For more lasting change, the standing orders would need to be amended to:

  • set time limits on answers;
  • abolish the ridiculous limitations on questions (eg why does it matter if a question seeks an opinion or may be ironic?);
  • allow a limited number of supplementary questions; and
  • set aside a specified amount of time to debate issues raised during question time.

While the ASPG proposal may not solve the problems with question time it could transform the handling of questions on notice which sometimes go unanswered for years!

A reform plan incorporating at least these two stages is required if the parliament is to be an effective vehicle for holding the government accountable. To transform the parliament to achieve its full potential and restore its standing in the eyes of the public a more drastic overhaul would be needed.

Such a transformation would require a genuinely independent Speaker and a change in the way Bills are presented, considered and debated.

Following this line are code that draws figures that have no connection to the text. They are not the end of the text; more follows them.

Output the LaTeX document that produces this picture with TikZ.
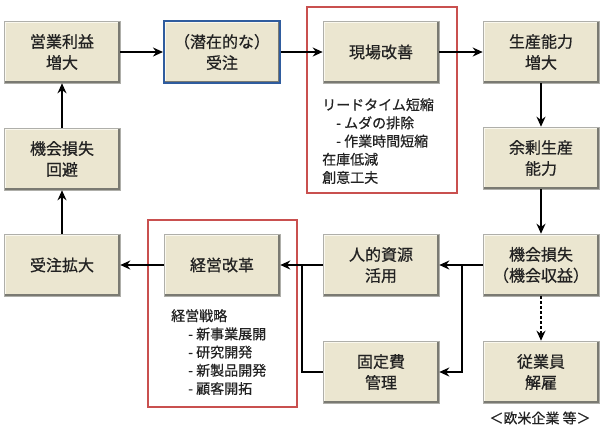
\documentclass[tikz,border=0pt]{standalone}
\usepackage{fontspec}
\setmainfont{Noto Sans CJK JP}[FakeBold=0.6]
\usetikzlibrary{arrows.meta}
\definecolor{boxfill}{HTML}{EBE6D0}
\definecolor{boxlight}{HTML}{FAF8EE}
\definecolor{boxdark}{HTML}{7A7A72}
\definecolor{redframe}{HTML}{C9504F}
\definecolor{blueframe}{HTML}{2F5C9E}
\definecolor{txt}{HTML}{222222}
\tikzset{
  box/.style={minimum width=116pt, minimum height=62pt, inner sep=0pt,
    fill=boxfill, draw=boxdark!60, line width=0.6pt, align=center,
    font=\fontsize{16}{21}\selectfont, text=txt,
    path picture={
      \draw[boxlight, line width=4pt]
        (path picture bounding box.south west) -- (path picture bounding box.north west)
        -- (path picture bounding box.north east);
      \draw[boxdark, line width=4pt]
        (path picture bounding box.north east) -- (path picture bounding box.south east)
        -- (path picture bounding box.south west);
    }},
  bluebox/.style={box, draw=blueframe, line width=2pt},
  frame/.style={draw=redframe, line width=1.8pt},
  note/.style={anchor=north west, align=left, inner sep=0pt,
    font=\fontsize{14}{18.2}\selectfont, text=txt},
  arr/.style={draw=black, line width=2pt, -{Stealth[length=10pt,width=9pt]}},
  conn/.style={draw=black, line width=2pt},
  dasharr/.style={arr, line width=1.3pt, dash pattern=on 3pt off 2pt}
}
\begin{document}
\begin{tikzpicture}[x=1pt,y=-1pt]
\useasboundingbox (0,0) rectangle (600,432);
% frames
\node[frame, minimum width=150pt, minimum height=186pt, inner sep=0pt] (fr1) at (382,100) {};
\node[frame, minimum width=149pt, minimum height=187pt, inner sep=0pt] (fr2) at (222.5,313.5) {};
% boxes
\node[box] (A) at (62,52) {営業利益\\増大};
\node[bluebox] (B) at (222,52) {（潜在的な）\\受注};
\node[box] (C) at (381,52) {現場改善};
\node[box] (D) at (541,52) {生産能力\\増大};
\node[box] (E) at (62,159) {機会損失\\回避};
\node[box] (F) at (541,158) {余剰生産\\能力};
\node[box] (G) at (62,265) {受注拡大};
\node[box] (H) at (222,265) {経営改革};
\node[box] (I) at (381,265) {人的資源\\活用};
\node[box] (J) at (541,265) {機会損失\\（機会収益）};
\node[box] (K) at (381,372) {固定費\\管理};
\node[box] (L) at (541,372) {従業員\\解雇};
% notes
\node[note] (n1) at (322,98) {リードタイム短縮\\\hspace{14pt}- ムダの排除\\\hspace{14pt}- 作業時間短縮\\在庫低減\\創意工夫};
\node[note] (n2) at (171,309) {経営戦略\\\hspace{17pt}- 新事業展開\\\hspace{17pt}- 研究開発\\\hspace{17pt}- 新製品開発\\\hspace{17pt}- 顧客開拓};
\node[font=\fontsize{14}{16}\selectfont, text=txt, inner sep=0pt] (cap) at (540,418) {＜欧米企業 等＞};
% connectors
\draw[arr] (A) -- (B);
\draw[arr] (B) -- (C);
\draw[arr] (C) -- (D);
\draw[arr] (D) -- (F);
\draw[arr] (F) -- (J);
\draw[arr] (J) -- (I);
\coordinate (jb) at (462,265);
\draw[arr] (jb) |- (K);
\draw[dasharr] (J) -- (L);
\coordinate (hb) at (302,265);
\draw[conn] (K.west) -| (hb);
\draw[arr] (I) -- (H);
\draw[arr] (H) -- (G);
\draw[arr] (G) -- (E);
\draw[arr] (E) -- (A);
\end{tikzpicture}
\end{document}
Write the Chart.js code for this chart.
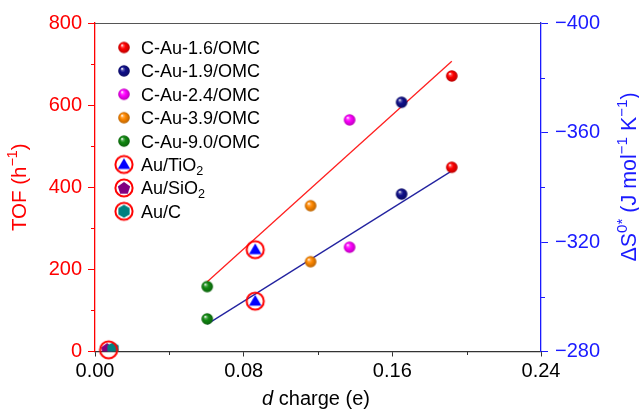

It is unlikely that such a change would even be considered until stages 1 and 2 have been introduced and found to work.

But the Westminster system requires a secure majority for a government in the lower house and no parliamentary reform will be effective without at least the tacit acceptance of a Prime Minister who accepts the need for an enhanced ethos of accountability.

Realistically, such changes are only likely to be implemented in the early days of a new government – that is, before the benefits of the existing system become too attractive. Therefore, if we change the government at the next election there will be a narrow window of opportunity for genuine and significant parliamentary reform.
It is vital that we don’t miss that opportunity.